The Reserve Bank of Australia (RBA) has dashed mortgage holders' hopes of a third consecutive interest rate cut by keeping the cash rate on hold at 3.5 per cent.
The decision by the RBA board on Tuesday comes after the central bank cut the cash rate by half a percentage point in May and a quarter of a percentage point in June.
In a statement accompanying the decision, RBA governor Glenn Stevens said the Australian economy grew faster than expected in early 2012, although there were signs of weakening in Europe and China.
He said the RBA expected inflation to remain within the RBA's target band of two to three per cent.
"At today's meeting the board judged that with inflation expected to be consistent with the target and growth close to trend, but with a more subdued international outlook than was the case a few months ago, the stance of monetary policy remained appropriate," he said.
But he said growth in domestic costs would need to slow over the longer term to maintain inflation within that band.
Mr Stevens said interest rates charged by banks had fallen in recent months as a result of the RBA's recent rate cuts.
"Interest rates for borrowers have declined, to be a little below their medium-term averages," the statement said.
"Business credit has increased more strongly in recent months, though credit growth remains modest overall."
HSBC economist Paul Bloxham said the RBA's statement was certainly not dovish.
"Unless events change, they won't be rushing to alter monetary policy in the short term at least," he said.

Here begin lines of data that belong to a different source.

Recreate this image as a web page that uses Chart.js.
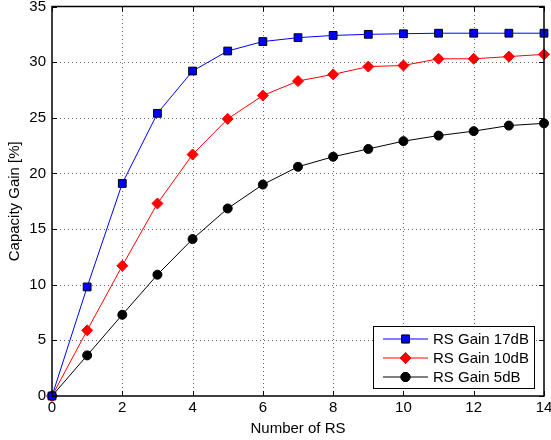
<!DOCTYPE html>
<html>
<head>
<meta charset="utf-8">
<script src="https://cdn.jsdelivr.net/npm/chart.js@4/dist/chart.umd.min.js"></script>
<style>
  html, body { margin: 0; padding: 0; background: #fff; }
  #wrap { width: 551px; height: 440px; }
</style>
</head>
<body>
<div id="wrap"><canvas id="c"></canvas></div>
<script>
const numRS = [0, 1, 2, 3, 4, 5, 6, 7, 8, 9, 10, 11, 12, 13, 14];
const gain17dB = [0, 9.8, 19.1, 25.4, 29.2, 31.0, 31.85, 32.2, 32.4, 32.5, 32.55, 32.6, 32.6, 32.6, 32.6];
const gain10dB = [0, 5.9, 11.7, 17.3, 21.7, 24.9, 27.0, 28.3, 28.9, 29.6, 29.7, 30.3, 30.3, 30.5, 30.7];
const gain5dB = [0, 3.65, 7.3, 10.9, 14.1, 16.85, 19.0, 20.6, 21.5, 22.2, 22.9, 23.4, 23.8, 24.3, 24.5];
const xTicks = [0, 2, 4, 6, 8, 10, 12, 14];
const yTicks = [0, 5, 10, 15, 20, 25, 30, 35];

const FONT = 'Liberation Sans, Arial, sans-serif';

function pts(values) {
    return numRS.map((x, i) => ({ x: x, y: values[i] }));
}

// dotted grid like matlab's "grid on"
const dottedGrid = {
    id: 'dottedGrid',
    beforeDatasetsDraw(chart) {
        const { ctx, chartArea: a, scales } = chart;
        ctx.save();
        ctx.strokeStyle = 'rgba(0,0,0,0.6)';
        ctx.lineWidth = 1;
        ctx.setLineDash([1, 3]);
        ctx.beginPath();
        xTicks.slice(1, -1).forEach(v => {
            const px = Math.round(scales.x.getPixelForValue(v)) + 0.5;
            ctx.moveTo(px, a.bottom); ctx.lineTo(px, a.top);
        });
        yTicks.slice(1, -1).forEach(v => {
            const py = Math.round(scales.y.getPixelForValue(v)) + 0.5;
            ctx.moveTo(a.left, py); ctx.lineTo(a.right, py);
        });
        ctx.stroke();
        ctx.restore();
    }
};

// box around the axes, inward ticks, legend in the lower right
const matlabFrame = {
    id: 'matlabFrame',
    afterDatasetsDraw(chart) {
        const { ctx, chartArea: a, scales } = chart;
        ctx.save();
        ctx.strokeStyle = '#000';
        ctx.lineWidth = 1;
        ctx.beginPath();
        xTicks.forEach(v => {
            const px = Math.round(scales.x.getPixelForValue(v)) + 0.5;
            ctx.moveTo(px, a.bottom); ctx.lineTo(px, a.bottom - 5);
            ctx.moveTo(px, a.top); ctx.lineTo(px, a.top + 5);
        });
        yTicks.forEach(v => {
            const py = Math.round(scales.y.getPixelForValue(v)) + 0.5;
            ctx.moveTo(a.left, py); ctx.lineTo(a.left + 5, py);
            ctx.moveTo(a.right, py); ctx.lineTo(a.right - 5, py);
        });
        ctx.stroke();
        ctx.lineWidth = 1.5;
        ctx.strokeRect(a.left, a.top, a.right - a.left, a.bottom - a.top);

        // legend
        const bx = a.right - 171, by = a.bottom - 70, bw = 161, bh = 62;
        ctx.fillStyle = '#fff';
        ctx.fillRect(bx, by, bw, bh);
        ctx.lineWidth = 1;
        ctx.strokeRect(bx + 0.5, by + 0.5, bw, bh);
        ctx.font = '15px ' + FONT;
        ctx.textBaseline = 'middle';
        chart.data.datasets.forEach((ds, i) => {
            const cy = by + 13 + i * 19;
            ctx.strokeStyle = ds.borderColor;
            ctx.lineWidth = 1;
            ctx.beginPath();
            ctx.moveTo(bx + 10, cy); ctx.lineTo(bx + 55, cy);
            ctx.stroke();
            Chart.helpers.drawPoint(ctx, {
                pointStyle: ds.pointStyle,
                radius: ds.pointRadius,
                borderWidth: 1
            }, bx + 32.5, cy);
            ctx.fillStyle = ds.pointBackgroundColor;
            ctx.strokeStyle = ds.pointBorderColor;
            ctx.fill();
            ctx.stroke();
            ctx.fillStyle = '#000';
            ctx.fillText(ds.label, bx + 60, cy + 1);
        });
        ctx.restore();
    }
};

new Chart(document.getElementById('c'), {
    type: 'line',
    data: {
        datasets: [
            {
                label: 'RS Gain 17dB',
                data: pts(gain17dB),
                borderColor: '#0000ff',
                borderWidth: 1,
                pointStyle: 'rect',
                pointRadius: 5.5,
                pointBackgroundColor: '#0000ff',
                pointBorderColor: '#000',
                pointBorderWidth: 1,
                clip: false
            },
            {
                label: 'RS Gain 10dB',
                data: pts(gain10dB),
                borderColor: '#ff0000',
                borderWidth: 1,
                pointStyle: 'rectRot',
                pointRadius: 5.5,
                pointBackgroundColor: '#ff0000',
                pointBorderColor: '#ff0000',
                pointBorderWidth: 1,
                clip: false
            },
            {
                label: 'RS Gain 5dB',
                data: pts(gain5dB),
                borderColor: '#000000',
                borderWidth: 1,
                pointStyle: 'circle',
                pointRadius: 4.5,
                pointBackgroundColor: '#000',
                pointBorderColor: '#000',
                pointBorderWidth: 1,
                clip: false
            }
        ]
    },
    options: {
        responsive: true,
        maintainAspectRatio: false,
        animation: false,
        layout: { padding: { top: 6, right: 7, left: 0, bottom: 0 } },
        plugins: {
            legend: { display: false },
            tooltip: { enabled: false }
        },
        scales: {
            x: {
                type: 'linear',
                min: 0,
                max: 14,
                afterBuildTicks: s => { s.ticks = xTicks.map(v => ({ value: v })); },
                afterFit: s => { s.height = 44; s.paddingLeft = 0; s.paddingRight = 0; },
                border: { display: false },
                grid: { display: false, drawTicks: false, tickLength: 0 },
                ticks: { color: '#000', font: { family: FONT, size: 15 }, padding: 3, maxRotation: 0 },
                title: { display: true, text: 'Number of RS', color: '#000', font: { family: FONT, size: 15 }, padding: { top: 0, bottom: 2 } }
            },
            y: {
                min: 0,
                max: 35,
                afterBuildTicks: s => { s.ticks = yTicks.map(v => ({ value: v })); },
                afterFit: s => { s.width = 52; s.paddingTop = 0; s.paddingBottom = 0; },
                border: { display: false },
                grid: { display: false, drawTicks: false, tickLength: 0 },
                ticks: { color: '#000', font: { family: FONT, size: 15 }, padding: 6 },
                title: { display: true, text: 'Capacity Gain [%]', color: '#000', font: { family: FONT, size: 15 }, padding: { top: 6, bottom: 0 } }
            }
        }
    },
    plugins: [dottedGrid, matlabFrame]
});
</script>
</body>
</html>
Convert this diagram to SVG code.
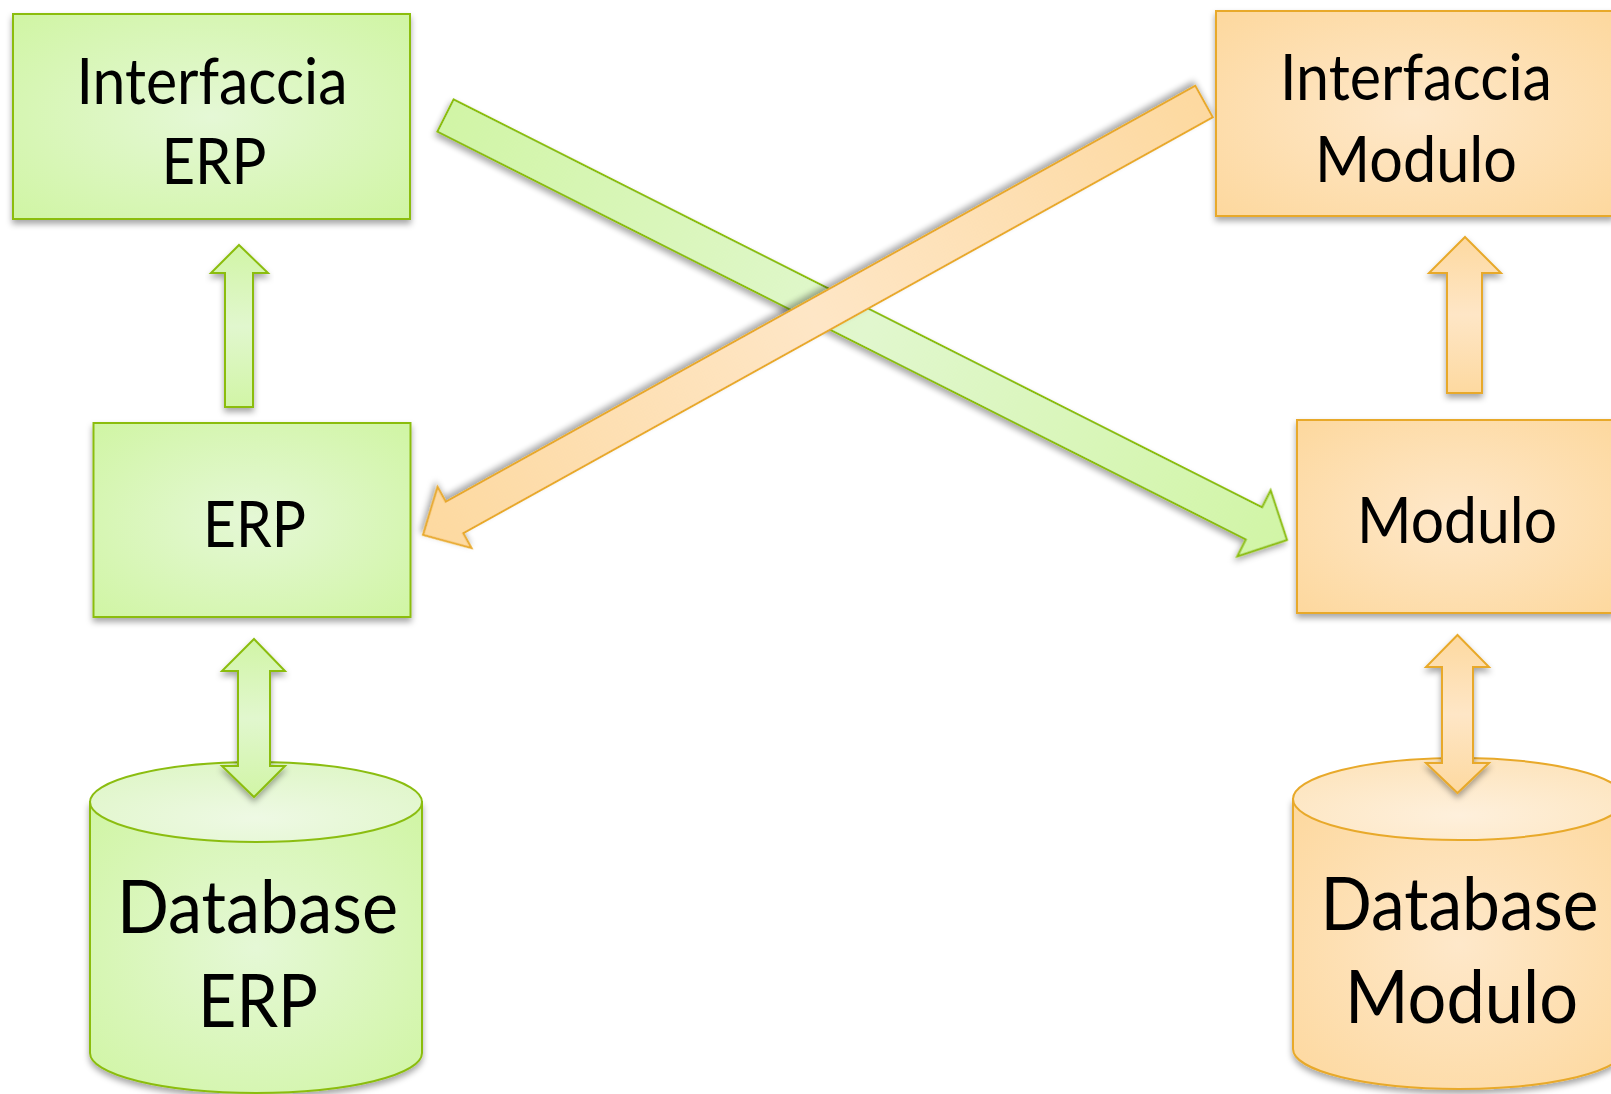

"They'd want to see the effect of all the easing that's happened."
Mr Bloxham also noted that economic growth had been stronger than indicated.
"From that you'd have to conclude that they're in no hurry to cut interest rates again," he said.
CMC chief market strategist Michael McCarthy said that previous cutting action by the RBA - plus improved data - had kept the central bank's hand steady.
"The jobs and growth data from the first quarter (of 2012) were pointing to a wait and see attitude, particularly since they'd cut twice in the last two months," he said.
"So the decision was very much in-line with expectations."
St George chief economist Hans Kunnen said the RBA's statement hadn't changed the outlook for further interest rate cuts this year.
"They never yell too loudly about future intentions but we still think events will unfold that will allow them to move," he said.
"We still expect them to cut rates again after the CPI (consumer price index or inflation) is released (on July 25)."
The futures market was pricing in an interest rate of 2.80 per cent by the end of 2012 following the decision, up from 2.75 per cent before the announcement, suggesting market expectations of three more rate cuts this year had waned slightly.
Meanwhile, comparison site RateCity said that the RBA decision meant mortgage holders should be paying an annual interest rate of less than six per cent.
"The average standard variable rate now stands at 6.39 per cent, but borrowers with a 20 per cent deposit or 20 per cent-plus equity should be aiming for a rate of below six per cent," spokeswoman Michelle Henderson said.